The dip is what happens after the new thing you started is no longer energised and fun. After things have been getting harder and less enjoyable, until they reach the low point of being bloody difficult and no fun at all.
Then you’re in the dip.
According to Godin, ‘winners seek out the dip’ because ‘they realise that the bigger the barrier, the bigger the reward for getting past it.’ The reason successful people seek out the draining and demanding graft of the dip is because they realise that:
a) success rarely comes without it, and
b) it will cause most other people to quit, so the rewards will be bigger.

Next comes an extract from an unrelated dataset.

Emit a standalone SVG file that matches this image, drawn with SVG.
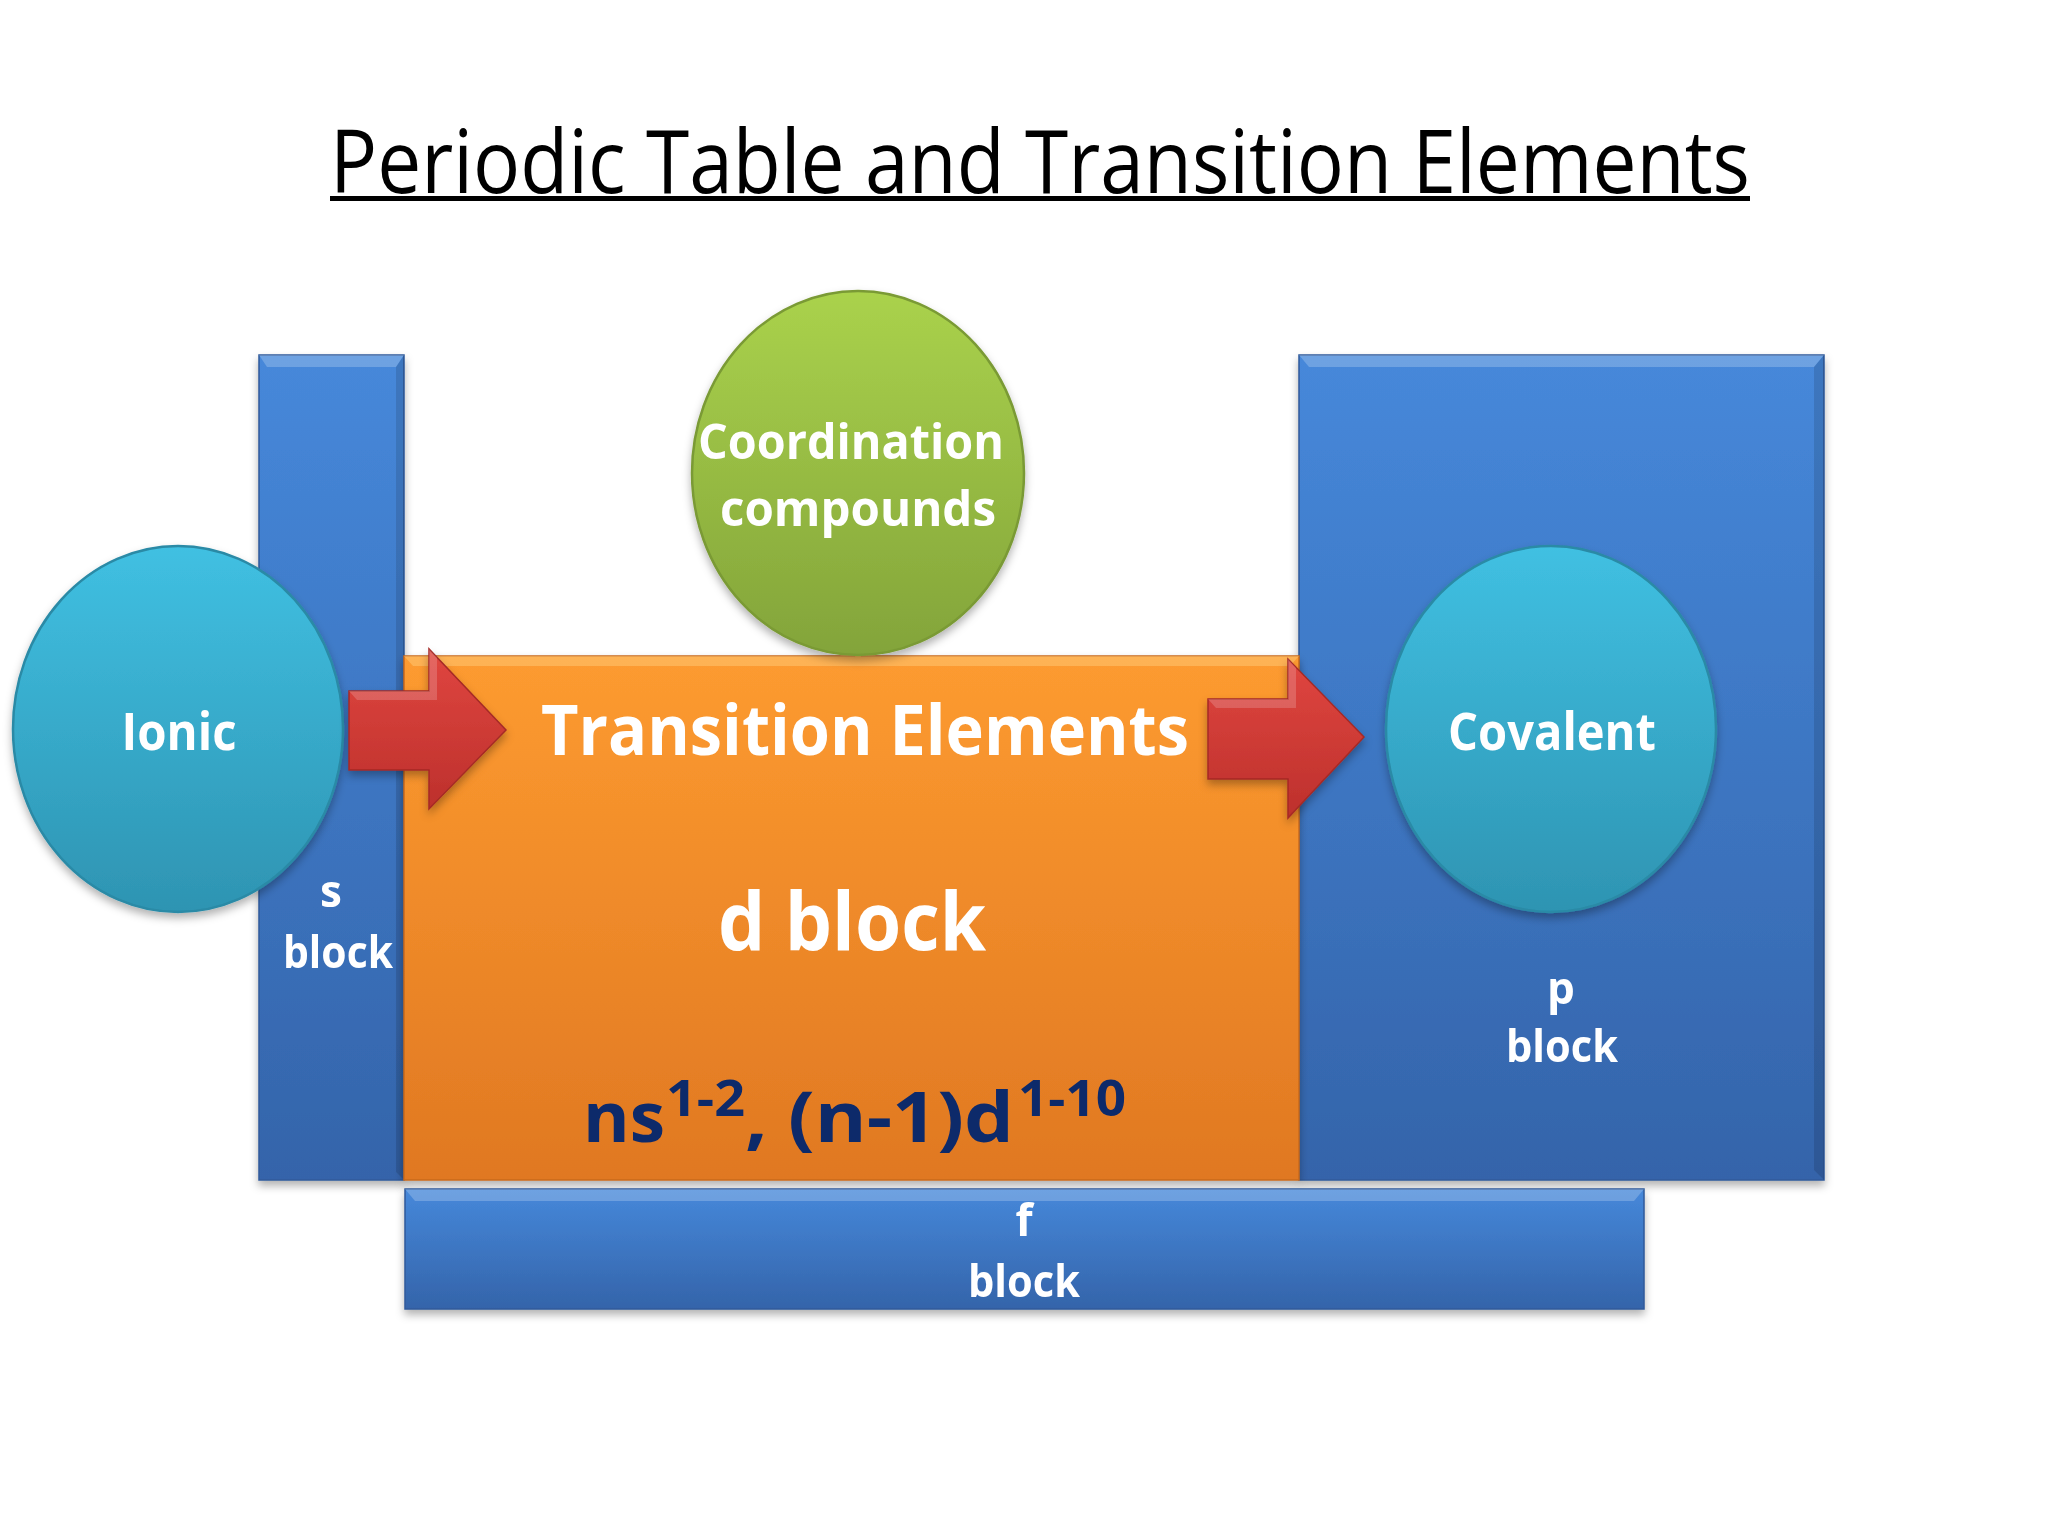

It’s such an obvious idea, but it inspires me no end. I know that gritty determination is essential for success (in theory, at least). But what I love about the dip concept is the filtering process: we value what is scarce (diamonds/climbing Everest/winning the Booker), so the harder an achievement the more remarkable those who make it. By this definition the dip is not just a necessary evil to gain success, it is an ally in shaking off the competition to achieve greatness.
Winners quit
Careful though. Not all hard work is a dip. Godin also points out in his book that some tough situations are actually cul-de-sacs. No matter how much work you put in, things will never get better, and there is no way out. Your hard work will not lead to success. It is not a filter that cuts out the losers, because everyone who stays in the cul-de-sac will lose.
In the case of a cul-de-sac, winners quit. They give up quickly, without guilt, and go off to find a dip worth pushing through.
Losers, on the other hand, surrender during dip times, stick at it in cul-de-sacs, and never find the right dip to conquer.
Why do we stay in cul-de-sacs when life is so short? Pride? Denial? Conservatism bias? Fear of real failure – the kind when you could have succeeded but didn’t, as opposed to the kind where you worked your hardest and ‘it wasn’t to be’? Fear of success?
Either way, I’m sure that we can have something invested in going round in circles in a cul-de-sac instead of finding a worthwhile dip that can be conquered. Instead of succeeding at something remarkable.
So why am I thinking about giving up?
I’m not. I’ve just been thinking about the nature of giving up.
Why would I quit now? I’m just getting into the dip.
I’ve finally found something that's worth the pain.